ASHENDENE PRESS. LUCRETIUS. ~ T. Lucreti Cari Rerum Natura Libri Sex.
One of only 85 copies on Batchelor 'knight in armour' paper, 7 copies were printed on vellum. Hand-drawn initials in red, blue and gilt at he beginning of each of the six books by Graily Hewitt. Printed in red and black in Subiaco type. Large 4to., original parchment backed holland boards.
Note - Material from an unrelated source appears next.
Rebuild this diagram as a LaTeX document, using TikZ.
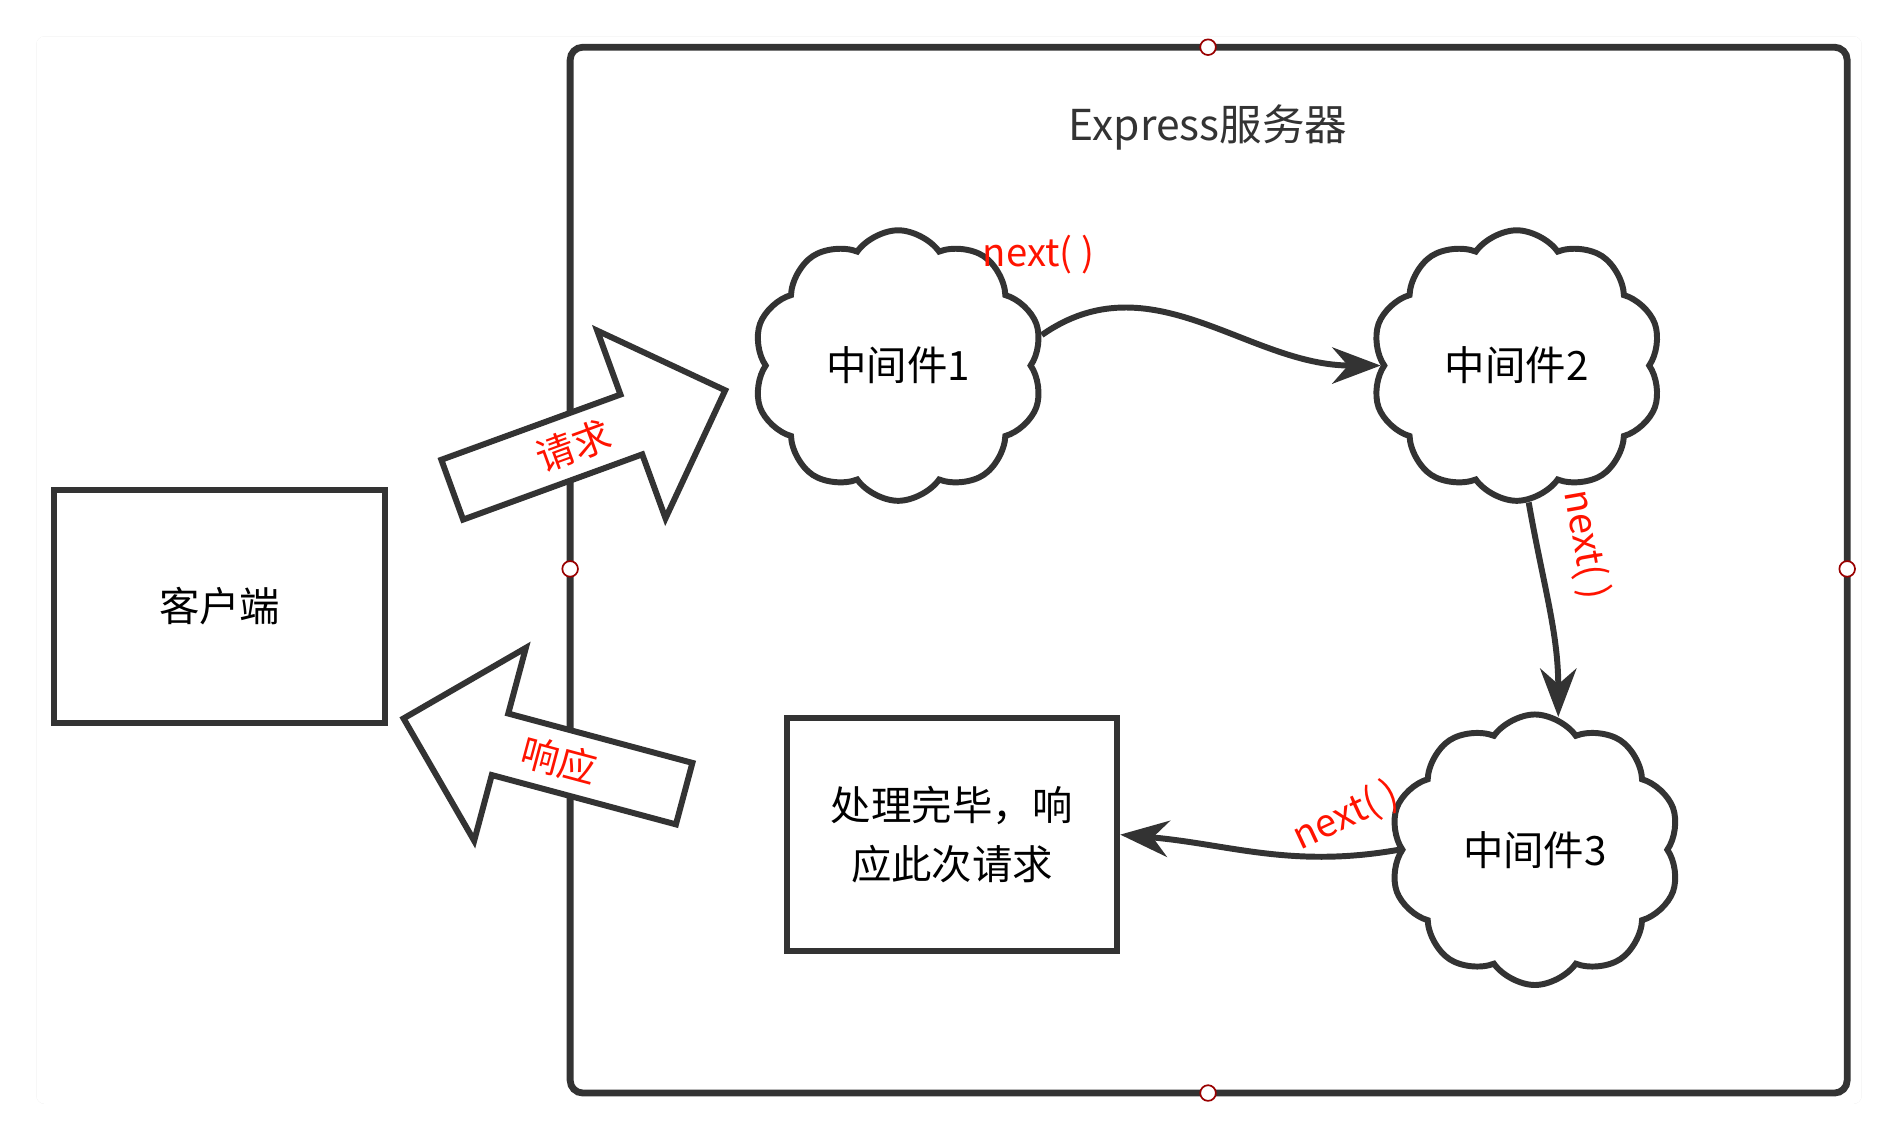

An extremely good, crisp copy with only a few tiny marks to the boards and slight bumping to the bottom of the spine.
With two tipped in als from the printer on his headed notepaper - one which must have been sent with a prospectus to Meynell dated 29th July 1914 “Sent by request of B.H. Newdigate [the noted British printer and typographer] The only books in print are those against which the price is marked in red”. The second is written the following day to Meynell, sending this copy of the Lucretius: “The Lucretius is in my opinion so much the best of the two books as a specimen of my Press that I am sending you that...” He is clearly turning down a commission as he writes “ I never undertake any work at my Press from outside, or I would have been glad to print ‘Love in Dian’s Lap’. In any case I have at present in hand a book which will take me 2 years to finish”.
A wonderful link between the Ashendene Press and how it inspired the printing work made later by Meynell at his Nonesuch Press. At this time he was a publisher and the business manager at the Daily Herald. In 1916 he started the Pelican Press.
One can assume that the big project Hornby refers to is his Decameron which, due to the war, eventually appeared 6 years later.
Hornby wrote in his Bibliography: "This book calls for little comment. It depends for any beauty it may possess on the proportion of its page". In fact it is a truly beautiful piece of printing with the type, design, initials and shoulder notes all sitting perfectly together.
Apparently the German presses were particularly taken by the Lucretius which Franklin, quite rightly, calls a "masterpiece".
Lucretius's De Rerum Natura, or On the nature of things, is the Roman poet's only known work and it lays out clearly his Epicurean beliefs. The epic poem runs to six books which transmit the ideas of Epicurean physics and psychology.
Bookseller’s label of Philip Duschesnes of New York.